GOAL: Set down each line of the data below exactly as it stands, dropping the pictures.

------ SOURCE MATERIAL

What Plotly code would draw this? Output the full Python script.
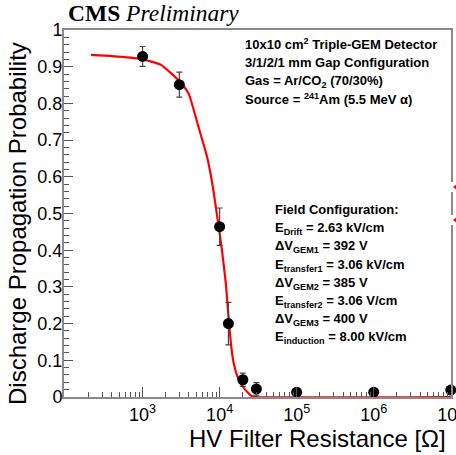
import plotly.graph_objects as go

# ---------------- data ----------------
resistance = [1e3, 3e3, 1e4, 1.3e4, 2e4, 3e4, 1e5, 1e6, 1e7]
probability = [0.928, 0.851, 0.464, 0.200, 0.047, 0.022, 0.013, 0.013, 0.019]
prob_err = [0.027, 0.034, 0.051, 0.058, 0.018, 0.017, 0.006, 0.006, 0.006]

fit_resistance = [214, 398, 955, 1738, 3162, 3981, 5248, 6918, 8128, 9333, 10715,
                  12023, 13032, 14289, 15488, 17783, 21380, 26303, 29512, 1e7]
fit_probability = [0.932, 0.929, 0.921, 0.905, 0.856, 0.826, 0.740, 0.652, 0.575,
                   0.490, 0.400, 0.310, 0.220, 0.130, 0.085, 0.046, 0.020, 0.002,
                   0.0, 0.0]

x_tick_vals = [1e3, 1e4, 1e5, 1e6, 1e7]
x_tick_text = ["10<sup>3</sup>", "10<sup>4</sup>", "10<sup>5</sup>",
               "10<sup>6</sup>", "10<sup>7</sup>"]
y_tick_vals = [0, 0.1, 0.2, 0.3, 0.4, 0.5, 0.6, 0.7, 0.8, 0.9, 1.0]
y_tick_text = ["0", "0.1", "0.2", "0.3", "0.4", "0.5", "0.6", "0.7", "0.8", "0.9", "1"]

info_lines = [
    "10x10 cm<sup>2</sup> Triple-GEM Detector",
    "3/1/2/1 mm Gap Configuration",
    "Gas = Ar/CO<sub>2</sub> (70/30%)",
    "Source = <sup>241</sup>Am (5.5 MeV α)",
]
field_lines = [
    "Field Configuration:",
    "E<sub>Drift</sub> = 2.63 kV/cm",
    "ΔV<sub>GEM1</sub> = 392 V",
    "E<sub>transfer1</sub> = 3.06 kV/cm",
    "ΔV<sub>GEM2</sub> = 385 V",
    "E<sub>transfer2</sub> = 3.06 V/cm",
    "ΔV<sub>GEM3</sub> = 400 V",
    "E<sub>induction</sub> = 8.00 kV/cm",
]

# ---------------- layout geometry ----------------
W, H = 456, 455
L, R, T, B = 64, 5, 30, 58
PW, PH = W - L - R, H - T - B


def px(xp):
    return (xp - L) / PW


def py(yp):
    return (H - B - yp) / PH


minor_x = [m * 10 ** e for e in range(2, 7) for m in range(2, 10)]
minor_y = [round(i * 0.02, 2) for i in range(51) if i % 5 != 0]

fig = go.Figure()
fig.add_trace(go.Scatter(
    x=fit_resistance, y=fit_probability, mode="lines",
    line=dict(color="#ff0000", width=2.2, shape="spline", smoothing=0.4),
    hoverinfo="skip", showlegend=False))
fig.add_trace(go.Scatter(
    x=resistance, y=probability, mode="markers",
    marker=dict(color="black", size=11),
    error_y=dict(type="data", array=prob_err, color="#444444", thickness=1.2, width=3),
    cliponaxis=False, showlegend=False))

annotations = []
annotations.append(dict(
    text="<b>CMS</b> <i>Preliminary</i>", x=px(66), y=py(13), xref="paper", yref="paper",
    xanchor="left", yanchor="middle", showarrow=False,
    font=dict(family="Liberation Serif, Times New Roman, serif", size=23.5, color="black")))
annotations.append(dict(
    text="Discharge Propagation Probability", x=px(17), y=py(224),
    xref="paper", yref="paper", xanchor="center", yanchor="middle", textangle=-90,
    showarrow=False, font=dict(family="Liberation Sans, Arial, sans-serif", size=24, color="black")))
annotations.append(dict(
    text="HV Filter Resistance [Ω]", x=px(448), y=py(438),
    xref="paper", yref="paper", xanchor="right", yanchor="middle",
    showarrow=False, font=dict(family="Liberation Sans, Arial, sans-serif", size=24, color="black")))

for txt, yy in zip(info_lines, [44, 62.5, 81, 99.5]):
    annotations.append(dict(
        text="<b>" + txt + "</b>", x=px(243), y=py(yy), xref="paper", yref="paper",
        xanchor="left", yanchor="middle", showarrow=False,
        font=dict(family="Liberation Sans, Arial, sans-serif", size=13, color="black")))
for txt, yy in zip(field_lines, [209, 228, 247, 265, 283, 301, 319, 337]):
    annotations.append(dict(
        text="<b>" + txt + "</b>", x=px(273), y=py(yy), xref="paper", yref="paper",
        xanchor="left", yanchor="middle", showarrow=False,
        font=dict(family="Liberation Sans, Arial, sans-serif", size=13, color="black")))

# small artefacts at the right edge of the frame (gaps + red markers)
shapes = []
for yc in (187, 220):
    shapes.append(dict(type="rect", xref="paper", yref="paper",
                       x0=px(449), x1=px(453), y0=py(yc + 5), y1=py(yc - 5),
                       fillcolor="white", line=dict(width=0), layer="above"))
    shapes.append(dict(type="path", xref="paper", yref="paper",
                       path=f"M {px(453)} {py(yc)} L {px(457)} {py(yc - 3)} L {px(457)} {py(yc + 3)} Z",
                       fillcolor="#ff0000", line=dict(width=0), layer="above"))

fig.update_layout(
    width=W, height=H,
    margin=dict(l=L, r=R, t=T, b=B, autoexpand=False),
    paper_bgcolor="white", plot_bgcolor="white",
    font=dict(family="Liberation Sans, Arial, sans-serif", color="black"),
    annotations=annotations, shapes=shapes,
    showlegend=False,
)
fig.update_xaxes(
    type="log", range=[1.98, 7.003], tickvals=x_tick_vals, ticktext=x_tick_text,
    ticks="inside", ticklen=10, tickwidth=1, tickcolor="#555555",
    minor=dict(tickvals=minor_x, ticks="inside", ticklen=5, tickcolor="#555555", tickwidth=1),
    showgrid=False, zeroline=False, showline=True, linecolor="#8a8a8a", linewidth=2,
    mirror=True, tickfont=dict(size=18, color="black"), ticklabeloverflow="allow")
fig.update_yaxes(
    range=[0, 1], tickvals=y_tick_vals, ticktext=y_tick_text,
    ticks="inside", ticklen=9, tickwidth=1, tickcolor="#555555",
    minor=dict(tickvals=minor_y, ticks="inside", ticklen=4.5, tickcolor="#555555", tickwidth=1),
    showgrid=False, zeroline=False, showline=True, linecolor="#8a8a8a", linewidth=2,
    mirror=True, tickfont=dict(size=18, color="black"), ticklabelstandoff=-4)

fig.write_html("out.html", config={"displayModeBar": False},
               post_script="document.body.style.margin='0';")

------------

WRITTEN ANSWER:
What Plotly code would draw this? Output the full Python script.
import plotly.graph_objects as go

# ---------------- data ----------------
resistance = [1e3, 3e3, 1e4, 1.3e4, 2e4, 3e4, 1e5, 1e6, 1e7]
probability = [0.928, 0.851, 0.464, 0.200, 0.047, 0.022, 0.013, 0.013, 0.019]
prob_err = [0.027, 0.034, 0.051, 0.058, 0.018, 0.017, 0.006, 0.006, 0.006]

fit_resistance = [214, 398, 955, 1738, 3162, 3981, 5248, 6918, 8128, 9333, 10715,
                  12023, 13032, 14289, 15488, 17783, 21380, 26303, 29512, 1e7]
fit_probability = [0.932, 0.929, 0.921, 0.905, 0.856, 0.826, 0.740, 0.652, 0.575,
                   0.490, 0.400, 0.310, 0.220, 0.130, 0.085, 0.046, 0.020, 0.002,
                   0.0, 0.0]

x_tick_vals = [1e3, 1e4, 1e5, 1e6, 1e7]
x_tick_text = ["10<sup>3</sup>", "10<sup>4</sup>", "10<sup>5</sup>",
               "10<sup>6</sup>", "10<sup>7</sup>"]
y_tick_vals = [0, 0.1, 0.2, 0.3, 0.4, 0.5, 0.6, 0.7, 0.8, 0.9, 1.0]
y_tick_text = ["0", "0.1", "0.2", "0.3", "0.4", "0.5", "0.6", "0.7", "0.8", "0.9", "1"]

info_lines = [
    "10x10 cm<sup>2</sup> Triple-GEM Detector",
    "3/1/2/1 mm Gap Configuration",
    "Gas = Ar/CO<sub>2</sub> (70/30%)",
    "Source = <sup>241</sup>Am (5.5 MeV α)",
]
field_lines = [
    "Field Configuration:",
    "E<sub>Drift</sub> = 2.63 kV/cm",
    "ΔV<sub>GEM1</sub> = 392 V",
    "E<sub>transfer1</sub> = 3.06 kV/cm",
    "ΔV<sub>GEM2</sub> = 385 V",
    "E<sub>transfer2</sub> = 3.06 V/cm",
    "ΔV<sub>GEM3</sub> = 400 V",
    "E<sub>induction</sub> = 8.00 kV/cm",
]

# ---------------- layout geometry ----------------
W, H = 456, 455
L, R, T, B = 64, 5, 30, 58
PW, PH = W - L - R, H - T - B


def px(xp):
    return (xp - L) / PW


def py(yp):
    return (H - B - yp) / PH


minor_x = [m * 10 ** e for e in range(2, 7) for m in range(2, 10)]
minor_y = [round(i * 0.02, 2) for i in range(51) if i % 5 != 0]

fig = go.Figure()
fig.add_trace(go.Scatter(
    x=fit_resistance, y=fit_probability, mode="lines",
    line=dict(color="#ff0000", width=2.2, shape="spline", smoothing=0.4),
    hoverinfo="skip", showlegend=False))
fig.add_trace(go.Scatter(
    x=resistance, y=probability, mode="markers",
    marker=dict(color="black", size=11),
    error_y=dict(type="data", array=prob_err, color="#444444", thickness=1.2, width=3),
    cliponaxis=False, showlegend=False))

annotations = []
annotations.append(dict(
    text="<b>CMS</b> <i>Preliminary</i>", x=px(66), y=py(13), xref="paper", yref="paper",
    xanchor="left", yanchor="middle", showarrow=False,
    font=dict(family="Liberation Serif, Times New Roman, serif", size=23.5, color="black")))
annotations.append(dict(
    text="Discharge Propagation Probability", x=px(17), y=py(224),
    xref="paper", yref="paper", xanchor="center", yanchor="middle", textangle=-90,
    showarrow=False, font=dict(family="Liberation Sans, Arial, sans-serif", size=24, color="black")))
annotations.append(dict(
    text="HV Filter Resistance [Ω]", x=px(448), y=py(438),
    xref="paper", yref="paper", xanchor="right", yanchor="middle",
    showarrow=False, font=dict(family="Liberation Sans, Arial, sans-serif", size=24, color="black")))

for txt, yy in zip(info_lines, [44, 62.5, 81, 99.5]):
    annotations.append(dict(
        text="<b>" + txt + "</b>", x=px(243), y=py(yy), xref="paper", yref="paper",
        xanchor="left", yanchor="middle", showarrow=False,
        font=dict(family="Liberation Sans, Arial, sans-serif", size=13, color="black")))
for txt, yy in zip(field_lines, [209, 228, 247, 265, 283, 301, 319, 337]):
    annotations.append(dict(
        text="<b>" + txt + "</b>", x=px(273), y=py(yy), xref="paper", yref="paper",
        xanchor="left", yanchor="middle", showarrow=False,
        font=dict(family="Liberation Sans, Arial, sans-serif", size=13, color="black")))

# small artefacts at the right edge of the frame (gaps + red markers)
shapes = []
for yc in (187, 220):
    shapes.append(dict(type="rect", xref="paper", yref="paper",
                       x0=px(449), x1=px(453), y0=py(yc + 5), y1=py(yc - 5),
                       fillcolor="white", line=dict(width=0), layer="above"))
    shapes.append(dict(type="path", xref="paper", yref="paper",
                       path=f"M {px(453)} {py(yc)} L {px(457)} {py(yc - 3)} L {px(457)} {py(yc + 3)} Z",
                       fillcolor="#ff0000", line=dict(width=0), layer="above"))

fig.update_layout(
    width=W, height=H,
    margin=dict(l=L, r=R, t=T, b=B, autoexpand=False),
    paper_bgcolor="white", plot_bgcolor="white",
    font=dict(family="Liberation Sans, Arial, sans-serif", color="black"),
    annotations=annotations, shapes=shapes,
    showlegend=False,
)
fig.update_xaxes(
    type="log", range=[1.98, 7.003], tickvals=x_tick_vals, ticktext=x_tick_text,
    ticks="inside", ticklen=10, tickwidth=1, tickcolor="#555555",
    minor=dict(tickvals=minor_x, ticks="inside", ticklen=5, tickcolor="#555555", tickwidth=1),
    showgrid=False, zeroline=False, showline=True, linecolor="#8a8a8a", linewidth=2,
    mirror=True, tickfont=dict(size=18, color="black"), ticklabeloverflow="allow")
fig.update_yaxes(
    range=[0, 1], tickvals=y_tick_vals, ticktext=y_tick_text,
    ticks="inside", ticklen=9, tickwidth=1, tickcolor="#555555",
    minor=dict(tickvals=minor_y, ticks="inside", ticklen=4.5, tickcolor="#555555", tickwidth=1),
    showgrid=False, zeroline=False, showline=True, linecolor="#8a8a8a", linewidth=2,
    mirror=True, tickfont=dict(size=18, color="black"), ticklabelstandoff=-4)

fig.write_html("out.html", config={"displayModeBar": False},
               post_script="document.body.style.margin='0';")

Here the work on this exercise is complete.